The Family and Childcare Trust said up to 20,000 staff in private and independent nurseries in England were not receiving the statutory £7.20 an hour for adult workers.
An analysis by the charity of official data showed that 10% of nursery workers were not receiving the living wage even though they qualified because they were over 25 years old.
The charity pointed out that a number of childcare providers had recently been subject to enforcement action by HM Revenue and Customs for non-payment of the minimum wage.
Ellen Broome, deputy chief executive of the Family and Childcare Trust, said: "Nursery workers care for and educate the next generation and this important role deserves decent pay, but instead they are being exploited and paid illegal poverty wages.
"This cannot be right. Central and local government must act immediately to make sure that every childcare worker is paid a decent wage and that taxpayers' money does not go to employers who break the law.
"High quality childcare does not come on the cheap.
"Paying staff at least the minimum wage will help make sure children get the high quality care that sets them up for school and improves their long-term outcomes."

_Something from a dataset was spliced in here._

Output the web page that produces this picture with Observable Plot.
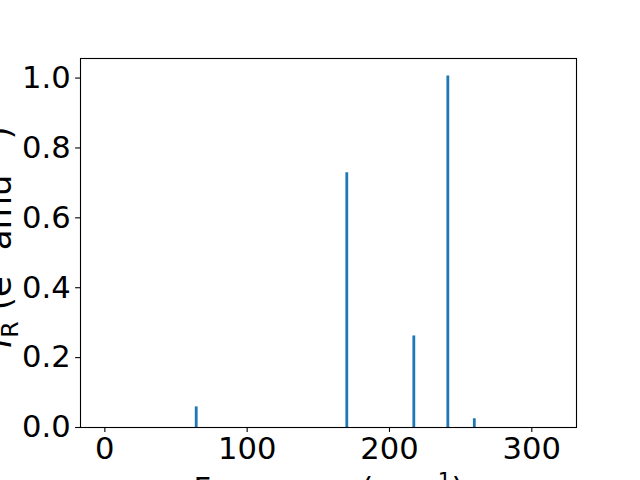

Neil Leitch, chief executive of the Pre-school Learning Alliance, said: "We're very clear that no childcare provider should be paying their employees less than the national minimum or living wage, and it is of course right that any instances of this happening are investigated and dealt with appropriately.
"However, we completely reject the claim that such breaches are happening on anywhere near the scale that the Family and Childcare Trust are suggesting, and our analysis of the same Department for Education data indicates that any such suggestions are both misleading and irresponsible."
Unison's head of education Jon Richards said: "Students study for two years to become nursery workers, yet remain the lowest paid of all the professions.
"It's not just insulting to pay them such low wages, but it's also unlawful to deny them the basic minimum.
"Such low pay doesn't go anywhere near reflecting the responsibility they take on caring for our children."
A Government spokesman said: "Nurseries are legally required to pay workers the National Minimum or Living Wage and, just as with any other business, risk fines or even prosecution if they do not.
"Our model agreement clearly sets out that if providers do not comply with their legal obligations, councils can terminate their funding to deliver our childcare offers.
"Our record investment in childcare includes an extra £1 billion per year by 2020 to pay for the entitlements and £300 million to lift the hourly rates paid to providers.
"These rates were based on our Cost of Childcare Review, which took into account current and future cost pressures, including the minimum wage."